Currer pretty much summed it up: “I think we’ll see positive stuff come out of all this over the next few years. It’s about adapting. It’s our reaction to whatever comes our way that counts.”

So does that adaptation mean more mergers, acquisitions or partnerships are likely in the sector? Currer was first off on the subject. “I think we will see more PSPs looking for relationships with companies with expertise they don’t have themselves - especially in areas like app development and W2P. I think we’ll see more subscription type commerce, whereby you get customers signed up to a £250 a month deal on renewable graphics etc. But you need the know-how to do that.”

“Yeah, our whole W2P development programme is because we see we can sell the software platform modules,” enthused McCombe. “Nobody will want to acquire us, but they may want formal partnership.”

“What I’d say, having gone through an international merger quite recently, is that mergers in the UK are very long-winded and difficult which puts people off. Merging with two Danish companies was so much easier - it was done in three days.”

Leach, having ruled “acquisitions a risky business” was more upbeat about strategic partnership, especially overseas. “I went to Shanghai last year and the POS is not so different to that produced for London. So why can’t I get a piece of that action. We’re at early stage relationship forming to do that and I think we’ll see more of that sort of thing happening.”

“I think that as the sector has matured it has become much more relaxed and people are happier now to have relationships with other companies because we’ve all learned who to trust and who not to trust,” added Clark.

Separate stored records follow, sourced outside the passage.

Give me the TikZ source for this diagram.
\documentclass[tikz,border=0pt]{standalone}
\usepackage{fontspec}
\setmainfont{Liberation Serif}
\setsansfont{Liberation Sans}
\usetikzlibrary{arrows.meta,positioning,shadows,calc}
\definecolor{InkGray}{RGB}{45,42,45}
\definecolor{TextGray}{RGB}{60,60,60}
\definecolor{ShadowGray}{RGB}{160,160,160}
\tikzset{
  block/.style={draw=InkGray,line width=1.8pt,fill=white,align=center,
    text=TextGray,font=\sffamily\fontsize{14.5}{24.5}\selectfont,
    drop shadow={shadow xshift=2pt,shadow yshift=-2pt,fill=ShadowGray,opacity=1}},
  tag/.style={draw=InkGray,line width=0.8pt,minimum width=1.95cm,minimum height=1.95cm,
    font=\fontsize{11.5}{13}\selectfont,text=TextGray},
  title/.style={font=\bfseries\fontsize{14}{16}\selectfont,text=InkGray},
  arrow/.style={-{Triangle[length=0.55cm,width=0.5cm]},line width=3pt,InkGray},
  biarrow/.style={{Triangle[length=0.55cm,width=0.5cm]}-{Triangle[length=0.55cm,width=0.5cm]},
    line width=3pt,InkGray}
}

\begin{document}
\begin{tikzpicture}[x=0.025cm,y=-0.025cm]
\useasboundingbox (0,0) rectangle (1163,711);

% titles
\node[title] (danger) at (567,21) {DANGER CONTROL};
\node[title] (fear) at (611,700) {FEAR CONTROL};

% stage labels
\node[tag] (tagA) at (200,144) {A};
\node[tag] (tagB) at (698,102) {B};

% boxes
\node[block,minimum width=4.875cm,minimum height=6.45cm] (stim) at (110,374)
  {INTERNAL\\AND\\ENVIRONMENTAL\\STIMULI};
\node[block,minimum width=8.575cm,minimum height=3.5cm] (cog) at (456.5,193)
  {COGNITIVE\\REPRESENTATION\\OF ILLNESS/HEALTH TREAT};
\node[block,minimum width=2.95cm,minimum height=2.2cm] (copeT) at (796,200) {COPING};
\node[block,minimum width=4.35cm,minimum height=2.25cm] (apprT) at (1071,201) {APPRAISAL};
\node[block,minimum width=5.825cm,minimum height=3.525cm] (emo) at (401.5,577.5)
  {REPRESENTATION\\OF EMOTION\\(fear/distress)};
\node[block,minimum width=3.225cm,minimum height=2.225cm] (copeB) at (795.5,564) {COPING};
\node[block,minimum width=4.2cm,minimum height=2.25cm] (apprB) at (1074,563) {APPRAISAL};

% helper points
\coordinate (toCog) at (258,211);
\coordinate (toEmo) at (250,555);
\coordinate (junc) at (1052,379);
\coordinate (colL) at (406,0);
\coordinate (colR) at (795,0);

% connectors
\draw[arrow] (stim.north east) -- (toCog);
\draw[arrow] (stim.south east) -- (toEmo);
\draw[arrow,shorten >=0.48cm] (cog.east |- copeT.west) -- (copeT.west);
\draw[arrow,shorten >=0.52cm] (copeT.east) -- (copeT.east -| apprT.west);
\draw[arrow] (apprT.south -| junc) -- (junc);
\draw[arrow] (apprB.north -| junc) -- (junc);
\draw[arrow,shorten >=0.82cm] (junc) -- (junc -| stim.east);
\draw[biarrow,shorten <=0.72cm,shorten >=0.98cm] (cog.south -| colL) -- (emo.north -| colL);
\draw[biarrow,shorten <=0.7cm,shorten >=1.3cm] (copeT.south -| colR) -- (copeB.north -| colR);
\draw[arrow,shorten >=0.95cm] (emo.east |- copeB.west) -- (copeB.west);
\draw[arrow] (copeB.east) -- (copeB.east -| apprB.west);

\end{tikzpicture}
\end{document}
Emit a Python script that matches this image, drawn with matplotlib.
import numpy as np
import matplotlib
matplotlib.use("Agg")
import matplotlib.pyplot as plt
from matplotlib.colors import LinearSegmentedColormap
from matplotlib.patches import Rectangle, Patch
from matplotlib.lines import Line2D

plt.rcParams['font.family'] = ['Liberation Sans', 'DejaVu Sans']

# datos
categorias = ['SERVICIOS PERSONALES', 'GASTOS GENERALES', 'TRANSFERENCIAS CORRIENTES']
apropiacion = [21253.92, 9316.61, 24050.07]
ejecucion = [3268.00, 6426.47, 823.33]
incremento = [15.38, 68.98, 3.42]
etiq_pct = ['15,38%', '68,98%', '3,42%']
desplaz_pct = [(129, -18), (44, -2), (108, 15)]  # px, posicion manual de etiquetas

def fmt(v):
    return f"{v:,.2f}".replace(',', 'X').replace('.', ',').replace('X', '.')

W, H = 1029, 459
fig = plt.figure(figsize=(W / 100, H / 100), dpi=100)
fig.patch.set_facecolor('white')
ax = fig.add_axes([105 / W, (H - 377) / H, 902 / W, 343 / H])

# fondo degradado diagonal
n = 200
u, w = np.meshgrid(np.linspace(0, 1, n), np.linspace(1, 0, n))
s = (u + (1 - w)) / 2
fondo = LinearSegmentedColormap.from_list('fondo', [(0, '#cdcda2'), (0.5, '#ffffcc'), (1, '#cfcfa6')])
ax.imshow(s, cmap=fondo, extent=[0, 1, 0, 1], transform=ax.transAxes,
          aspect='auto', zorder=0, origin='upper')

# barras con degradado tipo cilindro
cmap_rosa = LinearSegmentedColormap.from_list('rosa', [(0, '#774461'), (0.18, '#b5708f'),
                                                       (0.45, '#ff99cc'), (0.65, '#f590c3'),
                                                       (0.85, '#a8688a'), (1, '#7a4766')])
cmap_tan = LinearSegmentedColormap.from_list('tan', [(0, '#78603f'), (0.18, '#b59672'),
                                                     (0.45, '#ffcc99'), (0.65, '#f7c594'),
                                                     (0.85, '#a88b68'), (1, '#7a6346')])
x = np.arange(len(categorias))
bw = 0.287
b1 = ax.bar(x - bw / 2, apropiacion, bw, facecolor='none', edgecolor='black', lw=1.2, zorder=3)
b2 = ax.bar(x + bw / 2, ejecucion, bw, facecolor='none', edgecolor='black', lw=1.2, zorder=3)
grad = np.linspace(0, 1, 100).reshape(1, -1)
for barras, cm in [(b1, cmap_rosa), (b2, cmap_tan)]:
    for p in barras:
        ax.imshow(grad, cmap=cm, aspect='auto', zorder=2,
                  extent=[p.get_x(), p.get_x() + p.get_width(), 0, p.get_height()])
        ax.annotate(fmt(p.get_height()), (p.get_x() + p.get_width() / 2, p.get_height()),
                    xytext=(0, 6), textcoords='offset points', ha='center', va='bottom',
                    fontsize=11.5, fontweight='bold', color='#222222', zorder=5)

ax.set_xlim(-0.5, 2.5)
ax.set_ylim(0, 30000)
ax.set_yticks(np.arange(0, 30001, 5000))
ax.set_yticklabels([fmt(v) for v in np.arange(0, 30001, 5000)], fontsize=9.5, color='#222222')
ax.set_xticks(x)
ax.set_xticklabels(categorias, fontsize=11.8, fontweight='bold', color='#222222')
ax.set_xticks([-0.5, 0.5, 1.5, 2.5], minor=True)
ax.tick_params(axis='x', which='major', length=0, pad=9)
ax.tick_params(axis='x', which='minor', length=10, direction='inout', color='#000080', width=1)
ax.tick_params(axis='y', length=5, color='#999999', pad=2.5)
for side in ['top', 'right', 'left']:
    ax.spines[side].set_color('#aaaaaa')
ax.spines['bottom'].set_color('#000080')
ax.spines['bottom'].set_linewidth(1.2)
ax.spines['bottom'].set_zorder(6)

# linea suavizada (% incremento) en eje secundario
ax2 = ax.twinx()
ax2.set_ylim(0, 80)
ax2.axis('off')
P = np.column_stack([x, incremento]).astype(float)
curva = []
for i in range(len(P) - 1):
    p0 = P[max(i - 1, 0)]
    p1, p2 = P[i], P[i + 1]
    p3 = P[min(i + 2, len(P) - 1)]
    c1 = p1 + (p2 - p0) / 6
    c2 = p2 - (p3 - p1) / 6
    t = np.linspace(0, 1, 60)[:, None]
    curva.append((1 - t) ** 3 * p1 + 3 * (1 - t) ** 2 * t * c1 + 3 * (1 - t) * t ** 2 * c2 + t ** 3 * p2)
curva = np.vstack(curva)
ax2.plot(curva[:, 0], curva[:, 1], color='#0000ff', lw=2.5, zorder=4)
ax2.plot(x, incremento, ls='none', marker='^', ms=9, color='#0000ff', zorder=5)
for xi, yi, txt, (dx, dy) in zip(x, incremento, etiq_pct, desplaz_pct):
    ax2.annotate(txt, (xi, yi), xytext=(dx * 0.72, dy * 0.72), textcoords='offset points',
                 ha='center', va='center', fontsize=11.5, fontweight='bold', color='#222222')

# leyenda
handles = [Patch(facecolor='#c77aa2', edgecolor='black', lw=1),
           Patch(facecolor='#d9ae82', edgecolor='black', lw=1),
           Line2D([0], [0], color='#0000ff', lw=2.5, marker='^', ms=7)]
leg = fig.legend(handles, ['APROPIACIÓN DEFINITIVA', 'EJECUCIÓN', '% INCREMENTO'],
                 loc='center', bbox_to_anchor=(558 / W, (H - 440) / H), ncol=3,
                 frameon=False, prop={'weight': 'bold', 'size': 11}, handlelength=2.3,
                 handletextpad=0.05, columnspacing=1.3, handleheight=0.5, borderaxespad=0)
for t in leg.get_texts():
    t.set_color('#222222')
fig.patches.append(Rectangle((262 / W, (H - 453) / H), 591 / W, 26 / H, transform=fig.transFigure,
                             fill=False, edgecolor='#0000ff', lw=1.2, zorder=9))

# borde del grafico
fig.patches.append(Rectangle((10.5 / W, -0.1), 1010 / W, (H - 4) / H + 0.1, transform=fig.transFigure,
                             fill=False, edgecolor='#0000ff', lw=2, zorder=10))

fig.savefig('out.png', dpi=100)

“And it’s much more about inclusion because quite honestly, there’s enough gravy to go around,” added Berrisford. “I think that we’re about to see a lot of people developing app technology that will drive print possibilities - and the actual production will be handled by outsourced print people like all of us.”

Key Widthwise 2016 data

Almost half of the 238 responding PSPs had five employees or fewer. But, 9% had over 100

40% had a turnover under £250,000, while 10% were making more than £5m

79% expected large-format turnover to grow in 2016

Over half expect wide-format print revenue to increase as a % of theit total company turnover - and don’t forget that over 7% said wide-format prin is already 100% of turnover,so it can’t increase! Only 3% said it would decrease

Nearly 37% ranked ‘growing turnover’ as a top priority. Under 20% said it was to improve margins

39% said latge-format profit margins increased in 2015, though 17% said they fell

While 44% said margins better than in other parts of their business, 13% said they were worse.